The generality of "neusis plus"

Question

Consider the following progression of facts relating to geometric construction with a limited set of tools:

• With only a compass and unmarked straightedge, we can only construct numbers that lie in a tower of degree-$2$ field extensions of the rational numbers. We can only take square roots, and we cannot construct the heptagon.
• If we place two marks separated by a distance of $1$ on the straightedge, we obtain neusis. If we only place the marks on straight lines, the tower of extensions can now include degree-$3$ extensions. We can take cube roots, trisect the angle and construct the heptagon, but not the hendecagon.
• If we now allow placing the marks on a line and a circle or on two circles, degree-$5$ and $6$ extensions are available. We can construct the hendecagon.

And so this question is about the logical next step in the progression.

Suppose we can now transfer the distance between any two constructed points back onto the straightedge. Using this "neusis plus" system, can we construct all algebraic numbers? If not, what degrees of field extensions can we achieve?

To illustrate the process of making new marks on the straightedge, suppose you have constructed two points separated by $\sqrt2$. You can place the straightedge against those two points and, with a fine pencil, draw short lines from the points onto your straightedge. These marks are separated by exactly $\sqrt2$ and can be used for later neusis steps.

Answer 1

We do not have a complete answer because we do not know the full range of neusis itself. However, based on the question it appears that the "plus" will have only limited capability to extend the constructibility domain.

• For the case of verging between two straight lines, you can construct a length ratio iff this ratio is in a 2,3-tower over the rationals. If we record such length ratios on the ruler then we can construct ratios in a 2,3-tower over the recorded lengths. But this is the same as the original 2,3-tower over the rationals. So the extra marks have no effect on the constructible domain.

• When verging to one or two circles is allowed, all constructible ratios with neusis alone lie in a 2,3,5,6-tower over the rationals. Thus all irreducible equations up to degree 4 and at least some of degree 5 and 6 are accessible. However, in this case we do not know whether neusis alone covers all 2,3,5,6-towers, so possibly the "plus" could fill in the "gaps" within the 2,3,5,6-towers.

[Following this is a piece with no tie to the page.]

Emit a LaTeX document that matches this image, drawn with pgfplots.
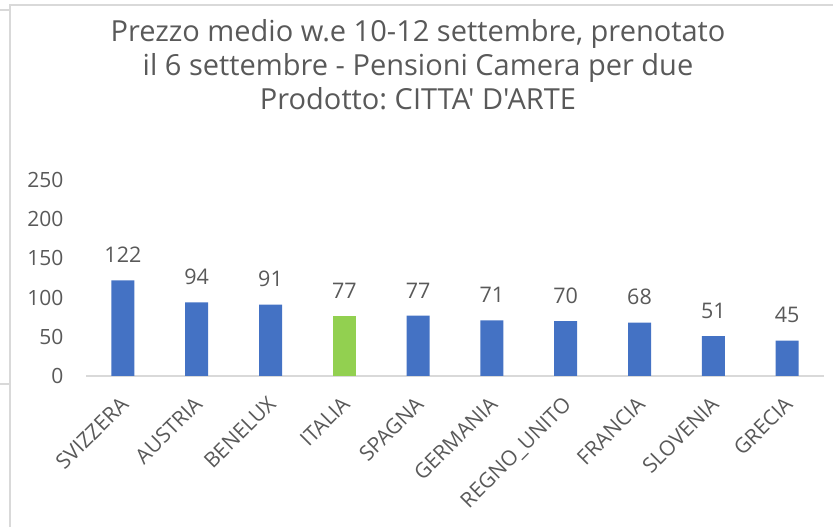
\documentclass[border=0pt]{standalone}
\usepackage{fontspec}
\setmainfont{Open Sans}[Ligatures=TeXOff]
\usepackage{pgfplots}
\pgfplotsset{compat=1.18}
\definecolor{barblue}{HTML}{4472C4}
\definecolor{bargreen}{HTML}{92D050}
\definecolor{txt}{HTML}{595959}
\definecolor{grid}{HTML}{D9D9D9}
\frenchspacing
\begin{document}
\begin{tikzpicture}[x=1pt,y=1pt]
\path[use as bounding box] (0,0) rectangle (833,527);
% chart frame
\draw[grid,line width=1.5pt] (10,0) -- (10,522) -- (833,522);
\draw[grid,line width=1.5pt] (0,517) -- (10,517);
\draw[grid,line width=1.5pt] (0,143) -- (10,143);
% title
\node[anchor=base,text=txt,font=\fontsize{29}{34}\selectfont] at (418,485) {Prezzo medio w.e 10-12 settembre, prenotato};
\node[anchor=base,text=txt,font=\fontsize{29}{34}\selectfont] at (418,451) {il 6 settembre - Pensioni Camera per due};
\node[anchor=base,text=txt,font=\fontsize{29}{34}\selectfont] at (418,417) {Prodotto: CITTA' D'ARTE};
\begin{axis}[
  at={(86pt,151pt)}, anchor=south west,
  scale only axis, width=738pt, height=196pt,
  xmin=-0.5, xmax=9.5, ymin=0, ymax=250,
  axis lines*=left,
  axis x line*=bottom,
  x axis line style={grid,line width=1.5pt,-},
  y axis line style={draw=none},
  xtick={0,...,9},
  xticklabels={SVIZZERA,AUSTRIA,BENELUX,ITALIA,SPAGNA,GERMANIA,REGNO\_UNITO,FRANCIA,SLOVENIA,GRECIA},
  ytick={0,50,100,150,200,250},
  major tick length=0pt,
  /pgf/number format/assume math mode=true,
  ticklabel style={text=txt,font=\fontsize{21}{25}\selectfont},
  yticklabel style={xshift=-19pt},
  xticklabel style={xshift=-4pt,yshift=-14pt,rotate=45,anchor=north east},
  ybar, bar width=23pt, bar shift=0pt,
  nodes near coords,
  every node near coord/.append style={text=txt,font=\fontsize{21.5}{25}\selectfont,yshift=14pt},
  clip=false,
]
\addplot[fill=barblue,draw=none] coordinates {(0,122) (1,94) (2,91) (4,77) (5,71) (6,70) (7,68) (8,51) (9,45)};
\addplot[fill=bargreen,draw=none] coordinates {(3,77)};
\end{axis}
\end{tikzpicture}
\end{document}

And that's all. Irreducible equations of prime degree 7 or more remain out of reach. Example of such inaccessible cases include the regular 23-gon (requiring an 11th-degree solution) and inscribing an irregular pentagon in a circle given its side lengths (7th-degree).

Answer 2

Arthur Baragar published a paper on neusis here.

https://baragar.faculty.unlv.edu/papers/TwiceNotch.pdf

In sum, he proved that neusis construction is mathematically identical to conchoid-assisted compass and straightedge constructions and limacon-assisted compass and straightedge construction. A circle can intersect either the conchoid or a limacon between $0$ and $6$ points, meaning that the polynomial equation needed to describe the intersections is of sextic degree. All complex numbers constructible by this method lie on top of a finite tower of field extensions over the rationals of degrees 2, 3, 5, and 6.

One implication is that a polynomial equation whose degree has a prime factor of 7 or more and which is irreducible over the rationals can never be solved by this method. Some irreducible equations of degrees 8 or 9 may be solved by this method, though none have been identified yet.

$x^5-4x^4+2x^3+4x^2+2x-6=0$ can be solved by this method.

The question of whether all complex numbers, lying on top of a finite tower of field extensions over the rationals of degrees 2, 3, 5, and 6, are constructible by this method is still an open question. Also still open is if arbitrary fifth roots can be constructed, or if an arbitrary angle can be quintisected (although answering the first question in the affirmative does likewise to the last two questions.)